Environmental groups continue to assert that native forestry kills koalas by removing native habitat. They do this by using terms like deforestation, which they know is incorrect, to facilitate donations for running costs and public support.
However, the fact remains that urbanisation is a big factor in the removal of koala habitat.
Keep reading as there has been no whimper for the NSW State Minister for the Environment, the WWF-Australia, The Wilderness Society, The Conservation Foundation of NSW or the Australia Koala Foundation.
Hawks Nest and Tea Gardens on the northern shores of Port Stephens in NSW have been the focus of koalas for some time. In 1999, the Scientific Committee, established by the Threatened Species Conservation Act, made a Final Determination to list the Hawks Nest and Tea Gardens population of koalas as an ENDANGERED POPULATION.
This followed much public lobbying by the now Minister for the Environment, the Hon. Penny Sharpe – who is determined to get a Great Koala National Park, as, she claims, koalas could be extinct by 2050.
The Myall Koala Environment Group even have a website:
The website has a map of a Hawk’s Nest Nature Walk. It shows Myall St, from the bridge over the Myall River to the first T-intersection at Mungo Brush Rd. The first cross street in this section of the road is Ibis Street. Between the end of the bridge and Ibis Street, the route travels through a small area of local bushland.
Here are three photos of the vegetation on the northern side of Myall Rd where road signs indicated koalas crossed:
Here are three photos taken on 2 November 2024 of what has occurred to vegetation on the southern side of this section of the road, which was like that on the north of Myall Road:
Koala activity in Hawks Nest has been maintained by connectivity between “koala trees.”
What has occurred here is the further removal of bushland connectivity because of land clearing for urban development.

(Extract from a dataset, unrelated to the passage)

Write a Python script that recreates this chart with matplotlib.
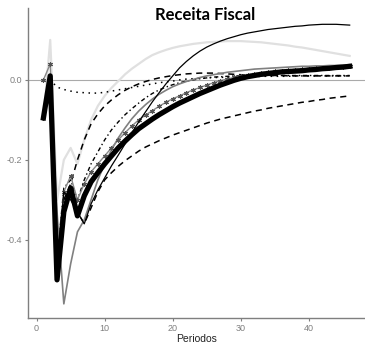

The local government authority is the MidCoast Council. Before the Coalition Government’s Council amalgamations, the Council was known as the Great Lakes Council. The locals jokingly referred to it as the “Great Mistake Council”.
A mistake has been made on this land adjacent to Myall Rd.
Local advice is that the land’s history is that the previous owner wanted to clear the understory, which was mostly invasive weeds, to establish a caravan park beneath the tree canopy. Such a canopy would have retained some koala connectivity. The Council said “No”! The land was then sold, and the photos above show the outcome. Housing will undoubtedly follow after the landfill has been shipped to lift any dwellings above a low-lying area. Any plantings in suburban gardens will unlikely be that of koala tree species as they are big trees.
As already stated, there has been no murmur from the NSW ALP State Government, no murmur from the environmental groups where urban deforestation or land clearing has impacted recognised koala habitats, and no murmur from those now Ministers in the State Government who fought so hard to get the 1999 Scientific Committee Declaration.